The M3I project [9] have put forward a GSP mechanism that was described in more detail by TUD [13]. Earlier work had proposed admission control based on congestion measurements [6], and also proposed the use of virtual queues [6,11].
Several researchers have also investigated schemes for admission control based on load measurements [2,4,5], and there has also been a proposal to base admission control on measurements of delay variation [7].
Referring to prior art patent documents, European application EP 1,317,151 relates to a method for congestion control signaling for use in a wireless network, and includes a brief review of the uses of ECN marks for congestion control signaling.
U.S. Pat. No. 5,751,969 relates to apparatus and methods for predicting and managing congestion in networks.
U.S. Pat. No. 6,657,962 relates to a system for minimising congestion in a communication system.
UK patent application GB 2,281,005 relates to a manner of self-regulating traffic to avoid congestion in an Asynchronous Transfer Mode (ATM) network.
U.S. patent application US 2003/0097461 relates to systems and methods for controlling network demand via congestion pricing, and includes a discussion of ECN-based schemes.

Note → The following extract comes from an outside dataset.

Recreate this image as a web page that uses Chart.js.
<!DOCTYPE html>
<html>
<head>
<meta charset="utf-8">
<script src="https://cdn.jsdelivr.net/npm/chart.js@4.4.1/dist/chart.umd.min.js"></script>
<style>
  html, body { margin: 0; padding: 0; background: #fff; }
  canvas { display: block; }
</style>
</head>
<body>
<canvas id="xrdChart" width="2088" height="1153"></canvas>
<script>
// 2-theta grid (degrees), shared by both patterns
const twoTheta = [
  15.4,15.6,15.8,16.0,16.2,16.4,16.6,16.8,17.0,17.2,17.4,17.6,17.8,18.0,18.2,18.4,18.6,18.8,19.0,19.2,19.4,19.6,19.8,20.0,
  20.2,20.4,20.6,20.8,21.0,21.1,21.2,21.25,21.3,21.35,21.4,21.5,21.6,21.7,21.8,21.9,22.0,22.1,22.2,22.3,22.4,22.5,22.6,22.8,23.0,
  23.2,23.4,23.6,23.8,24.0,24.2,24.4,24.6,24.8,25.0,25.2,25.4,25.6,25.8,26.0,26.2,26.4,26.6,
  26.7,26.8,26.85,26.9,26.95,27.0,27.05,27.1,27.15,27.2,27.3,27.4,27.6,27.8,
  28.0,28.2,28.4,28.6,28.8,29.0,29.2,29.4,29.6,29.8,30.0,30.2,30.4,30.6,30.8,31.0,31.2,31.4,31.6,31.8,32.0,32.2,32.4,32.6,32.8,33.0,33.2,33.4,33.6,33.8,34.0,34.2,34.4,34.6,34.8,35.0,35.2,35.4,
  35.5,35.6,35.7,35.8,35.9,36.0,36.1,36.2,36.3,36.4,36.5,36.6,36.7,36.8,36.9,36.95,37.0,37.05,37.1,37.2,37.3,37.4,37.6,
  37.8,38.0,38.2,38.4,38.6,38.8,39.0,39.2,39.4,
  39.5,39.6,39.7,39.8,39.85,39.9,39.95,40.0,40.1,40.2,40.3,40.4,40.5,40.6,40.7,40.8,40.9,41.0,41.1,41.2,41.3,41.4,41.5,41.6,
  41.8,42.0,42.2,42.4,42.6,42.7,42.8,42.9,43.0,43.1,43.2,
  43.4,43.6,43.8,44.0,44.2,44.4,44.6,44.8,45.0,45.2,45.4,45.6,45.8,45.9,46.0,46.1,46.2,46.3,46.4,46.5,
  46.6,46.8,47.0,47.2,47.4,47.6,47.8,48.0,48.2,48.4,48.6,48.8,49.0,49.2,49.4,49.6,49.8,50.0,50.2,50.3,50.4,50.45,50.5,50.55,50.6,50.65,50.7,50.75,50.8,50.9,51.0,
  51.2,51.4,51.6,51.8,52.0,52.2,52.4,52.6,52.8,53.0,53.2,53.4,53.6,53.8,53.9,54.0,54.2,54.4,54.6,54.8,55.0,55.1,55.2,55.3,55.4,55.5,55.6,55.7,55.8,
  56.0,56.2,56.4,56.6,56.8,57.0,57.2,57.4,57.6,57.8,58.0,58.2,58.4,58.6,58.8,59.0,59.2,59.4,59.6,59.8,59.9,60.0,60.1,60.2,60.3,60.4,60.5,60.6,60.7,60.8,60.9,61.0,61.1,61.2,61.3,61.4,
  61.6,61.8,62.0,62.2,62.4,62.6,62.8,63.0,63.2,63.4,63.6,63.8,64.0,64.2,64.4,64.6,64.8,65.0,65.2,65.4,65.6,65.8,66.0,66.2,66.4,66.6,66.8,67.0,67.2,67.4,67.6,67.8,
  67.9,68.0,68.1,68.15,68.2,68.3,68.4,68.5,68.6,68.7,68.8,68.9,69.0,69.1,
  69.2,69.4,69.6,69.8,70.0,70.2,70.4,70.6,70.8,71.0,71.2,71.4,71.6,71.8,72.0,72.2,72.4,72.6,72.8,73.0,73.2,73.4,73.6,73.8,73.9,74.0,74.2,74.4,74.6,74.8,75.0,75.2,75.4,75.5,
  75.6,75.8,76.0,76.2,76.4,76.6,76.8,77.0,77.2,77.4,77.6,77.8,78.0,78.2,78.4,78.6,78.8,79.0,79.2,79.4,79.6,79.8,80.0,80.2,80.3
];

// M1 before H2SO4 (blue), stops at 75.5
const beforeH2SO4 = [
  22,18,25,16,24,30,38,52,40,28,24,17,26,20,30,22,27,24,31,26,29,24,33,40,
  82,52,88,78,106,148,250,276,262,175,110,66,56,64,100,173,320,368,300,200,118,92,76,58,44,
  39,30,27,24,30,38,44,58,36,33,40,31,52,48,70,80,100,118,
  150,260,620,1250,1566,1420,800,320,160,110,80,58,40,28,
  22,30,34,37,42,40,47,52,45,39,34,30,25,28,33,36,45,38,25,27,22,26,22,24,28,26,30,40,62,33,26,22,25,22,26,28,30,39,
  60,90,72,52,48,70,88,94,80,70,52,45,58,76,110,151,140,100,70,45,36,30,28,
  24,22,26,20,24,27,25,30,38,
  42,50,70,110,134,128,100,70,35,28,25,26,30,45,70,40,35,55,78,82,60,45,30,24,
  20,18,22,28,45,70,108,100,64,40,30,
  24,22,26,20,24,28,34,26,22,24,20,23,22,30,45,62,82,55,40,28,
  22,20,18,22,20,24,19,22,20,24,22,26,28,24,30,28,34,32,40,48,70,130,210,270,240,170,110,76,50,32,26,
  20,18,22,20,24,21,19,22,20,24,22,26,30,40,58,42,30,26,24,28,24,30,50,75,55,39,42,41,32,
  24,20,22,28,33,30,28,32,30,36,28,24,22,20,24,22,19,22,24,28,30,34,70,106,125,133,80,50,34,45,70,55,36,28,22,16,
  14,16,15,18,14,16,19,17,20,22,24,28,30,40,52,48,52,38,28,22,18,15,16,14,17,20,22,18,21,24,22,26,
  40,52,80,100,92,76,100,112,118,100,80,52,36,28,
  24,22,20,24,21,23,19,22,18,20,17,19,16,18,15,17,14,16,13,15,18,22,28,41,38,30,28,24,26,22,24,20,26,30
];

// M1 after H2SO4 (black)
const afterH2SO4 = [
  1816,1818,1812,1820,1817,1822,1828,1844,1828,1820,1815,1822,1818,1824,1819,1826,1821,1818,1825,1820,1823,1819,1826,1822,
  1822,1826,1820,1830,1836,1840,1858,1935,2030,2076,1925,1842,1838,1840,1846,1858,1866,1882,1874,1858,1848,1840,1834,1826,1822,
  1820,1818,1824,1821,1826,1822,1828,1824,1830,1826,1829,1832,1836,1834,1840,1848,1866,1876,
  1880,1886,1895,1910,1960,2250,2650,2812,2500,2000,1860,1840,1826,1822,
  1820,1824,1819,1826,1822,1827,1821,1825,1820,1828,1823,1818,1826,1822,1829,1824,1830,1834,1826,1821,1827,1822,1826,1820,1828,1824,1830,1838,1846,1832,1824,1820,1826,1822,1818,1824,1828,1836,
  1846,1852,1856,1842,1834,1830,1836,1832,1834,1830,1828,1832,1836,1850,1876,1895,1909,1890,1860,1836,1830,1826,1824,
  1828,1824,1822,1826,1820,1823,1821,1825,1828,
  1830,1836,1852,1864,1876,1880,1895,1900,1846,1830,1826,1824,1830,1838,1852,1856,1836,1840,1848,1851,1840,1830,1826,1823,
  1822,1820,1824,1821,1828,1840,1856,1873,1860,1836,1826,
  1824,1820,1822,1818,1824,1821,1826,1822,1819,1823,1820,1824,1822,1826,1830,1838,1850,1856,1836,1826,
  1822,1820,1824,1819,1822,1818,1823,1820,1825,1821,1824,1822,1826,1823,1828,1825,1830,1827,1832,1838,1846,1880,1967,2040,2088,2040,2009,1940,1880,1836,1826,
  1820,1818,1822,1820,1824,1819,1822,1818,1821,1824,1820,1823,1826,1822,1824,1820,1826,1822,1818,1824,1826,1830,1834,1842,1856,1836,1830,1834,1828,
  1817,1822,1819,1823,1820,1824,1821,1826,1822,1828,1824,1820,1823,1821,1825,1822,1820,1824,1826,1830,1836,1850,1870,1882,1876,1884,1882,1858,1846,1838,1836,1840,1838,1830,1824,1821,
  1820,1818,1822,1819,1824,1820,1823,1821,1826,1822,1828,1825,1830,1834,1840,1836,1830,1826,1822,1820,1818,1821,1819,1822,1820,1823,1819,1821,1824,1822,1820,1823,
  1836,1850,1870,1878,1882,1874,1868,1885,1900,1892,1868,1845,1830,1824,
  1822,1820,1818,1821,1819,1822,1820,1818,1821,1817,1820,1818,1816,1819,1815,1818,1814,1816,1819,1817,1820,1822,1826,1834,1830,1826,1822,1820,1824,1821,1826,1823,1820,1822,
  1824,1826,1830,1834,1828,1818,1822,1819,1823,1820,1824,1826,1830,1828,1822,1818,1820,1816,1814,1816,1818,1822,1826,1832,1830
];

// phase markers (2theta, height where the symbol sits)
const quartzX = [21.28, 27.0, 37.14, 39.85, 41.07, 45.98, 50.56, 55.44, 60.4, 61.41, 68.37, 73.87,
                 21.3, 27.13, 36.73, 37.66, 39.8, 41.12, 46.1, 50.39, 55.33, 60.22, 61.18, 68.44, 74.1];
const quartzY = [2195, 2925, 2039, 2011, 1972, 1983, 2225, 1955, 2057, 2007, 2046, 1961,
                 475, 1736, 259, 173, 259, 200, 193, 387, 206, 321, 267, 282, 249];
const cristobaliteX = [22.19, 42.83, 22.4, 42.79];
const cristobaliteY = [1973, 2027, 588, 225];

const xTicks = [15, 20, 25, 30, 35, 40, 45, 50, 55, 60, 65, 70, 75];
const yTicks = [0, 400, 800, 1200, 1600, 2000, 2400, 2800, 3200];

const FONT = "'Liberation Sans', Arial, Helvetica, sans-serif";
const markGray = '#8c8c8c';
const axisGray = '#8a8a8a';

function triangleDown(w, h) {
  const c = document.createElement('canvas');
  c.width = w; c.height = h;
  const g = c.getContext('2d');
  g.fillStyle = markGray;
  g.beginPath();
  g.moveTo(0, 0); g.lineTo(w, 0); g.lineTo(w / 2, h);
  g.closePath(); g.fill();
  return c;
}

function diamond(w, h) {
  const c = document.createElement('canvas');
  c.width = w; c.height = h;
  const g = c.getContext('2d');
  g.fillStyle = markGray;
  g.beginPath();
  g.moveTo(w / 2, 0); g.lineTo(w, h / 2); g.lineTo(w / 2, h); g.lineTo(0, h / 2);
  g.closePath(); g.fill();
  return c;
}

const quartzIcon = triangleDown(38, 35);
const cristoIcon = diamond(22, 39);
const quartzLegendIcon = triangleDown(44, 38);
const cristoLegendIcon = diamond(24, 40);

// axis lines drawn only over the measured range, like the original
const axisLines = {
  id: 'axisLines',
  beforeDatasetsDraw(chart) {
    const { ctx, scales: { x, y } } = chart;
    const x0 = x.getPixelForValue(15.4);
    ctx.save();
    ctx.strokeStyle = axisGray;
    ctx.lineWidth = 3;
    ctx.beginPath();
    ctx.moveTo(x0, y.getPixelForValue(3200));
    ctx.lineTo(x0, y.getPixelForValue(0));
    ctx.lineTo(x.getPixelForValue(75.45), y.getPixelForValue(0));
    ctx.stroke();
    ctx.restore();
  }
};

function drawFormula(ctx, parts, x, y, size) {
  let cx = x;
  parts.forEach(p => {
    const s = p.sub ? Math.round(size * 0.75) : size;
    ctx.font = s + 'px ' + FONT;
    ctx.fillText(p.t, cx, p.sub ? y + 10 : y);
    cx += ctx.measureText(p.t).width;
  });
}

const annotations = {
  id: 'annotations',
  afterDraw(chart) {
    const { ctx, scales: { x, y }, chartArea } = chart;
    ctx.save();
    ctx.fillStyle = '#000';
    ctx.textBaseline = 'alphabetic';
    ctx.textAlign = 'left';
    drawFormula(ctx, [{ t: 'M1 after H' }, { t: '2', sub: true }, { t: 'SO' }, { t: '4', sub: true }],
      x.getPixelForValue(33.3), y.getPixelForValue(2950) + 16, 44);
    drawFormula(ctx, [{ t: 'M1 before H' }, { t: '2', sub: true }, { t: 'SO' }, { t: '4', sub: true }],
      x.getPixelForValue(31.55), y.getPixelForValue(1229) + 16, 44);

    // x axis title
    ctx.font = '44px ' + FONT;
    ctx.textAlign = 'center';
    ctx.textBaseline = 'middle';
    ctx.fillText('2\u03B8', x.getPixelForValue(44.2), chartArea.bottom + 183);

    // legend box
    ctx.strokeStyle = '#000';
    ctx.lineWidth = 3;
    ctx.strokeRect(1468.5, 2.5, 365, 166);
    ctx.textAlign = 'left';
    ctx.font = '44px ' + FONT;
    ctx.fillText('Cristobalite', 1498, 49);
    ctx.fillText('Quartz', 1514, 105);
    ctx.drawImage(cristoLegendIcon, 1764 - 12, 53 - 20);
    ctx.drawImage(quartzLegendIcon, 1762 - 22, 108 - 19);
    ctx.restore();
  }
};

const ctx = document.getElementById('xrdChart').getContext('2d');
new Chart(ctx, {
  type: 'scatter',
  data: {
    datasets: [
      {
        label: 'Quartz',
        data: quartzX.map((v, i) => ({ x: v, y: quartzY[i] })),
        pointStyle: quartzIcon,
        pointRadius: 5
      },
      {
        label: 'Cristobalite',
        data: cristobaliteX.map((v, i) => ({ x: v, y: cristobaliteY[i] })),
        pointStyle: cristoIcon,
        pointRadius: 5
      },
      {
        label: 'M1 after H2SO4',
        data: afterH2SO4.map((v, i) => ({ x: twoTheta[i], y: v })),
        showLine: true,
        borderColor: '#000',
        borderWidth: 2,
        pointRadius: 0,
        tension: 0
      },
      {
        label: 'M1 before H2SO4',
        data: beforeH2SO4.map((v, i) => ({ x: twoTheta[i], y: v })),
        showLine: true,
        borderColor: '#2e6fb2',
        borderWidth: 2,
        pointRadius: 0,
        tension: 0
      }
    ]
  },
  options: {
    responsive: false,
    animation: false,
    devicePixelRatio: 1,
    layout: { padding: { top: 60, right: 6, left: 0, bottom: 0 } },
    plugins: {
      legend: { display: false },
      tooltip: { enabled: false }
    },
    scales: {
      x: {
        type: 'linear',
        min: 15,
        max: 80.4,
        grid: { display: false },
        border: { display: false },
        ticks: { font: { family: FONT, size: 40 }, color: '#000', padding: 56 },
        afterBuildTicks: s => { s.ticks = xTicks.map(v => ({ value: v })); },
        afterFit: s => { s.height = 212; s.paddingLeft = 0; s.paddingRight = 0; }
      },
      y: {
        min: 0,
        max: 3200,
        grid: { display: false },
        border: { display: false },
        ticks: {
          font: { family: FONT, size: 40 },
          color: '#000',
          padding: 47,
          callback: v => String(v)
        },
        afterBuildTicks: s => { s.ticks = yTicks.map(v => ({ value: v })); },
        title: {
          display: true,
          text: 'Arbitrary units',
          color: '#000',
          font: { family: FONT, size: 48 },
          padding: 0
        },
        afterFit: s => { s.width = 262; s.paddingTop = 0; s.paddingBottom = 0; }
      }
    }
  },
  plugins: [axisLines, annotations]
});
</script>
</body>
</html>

International patent application WO 03/010909 relates to a system and method for traffic congestion control at the media access controller (MAC) level. The media access controller receives an inbound packet and pre-classifies the packet for determining its priority. A utilisation level of a queue associated with the determined priority is analysed for determining its level of congestion. The packet is admitted or not based on the congestion information. Admitted packets are forwarded to the packet switching controller which engages in further classification and congestion control for determining whether the admitted packet is to be forwarded to a destination address. It will be noted that the response of the above system to congestion is to selectively drop packets such that higher priority packets are forwarded at the expense of lower priority packets.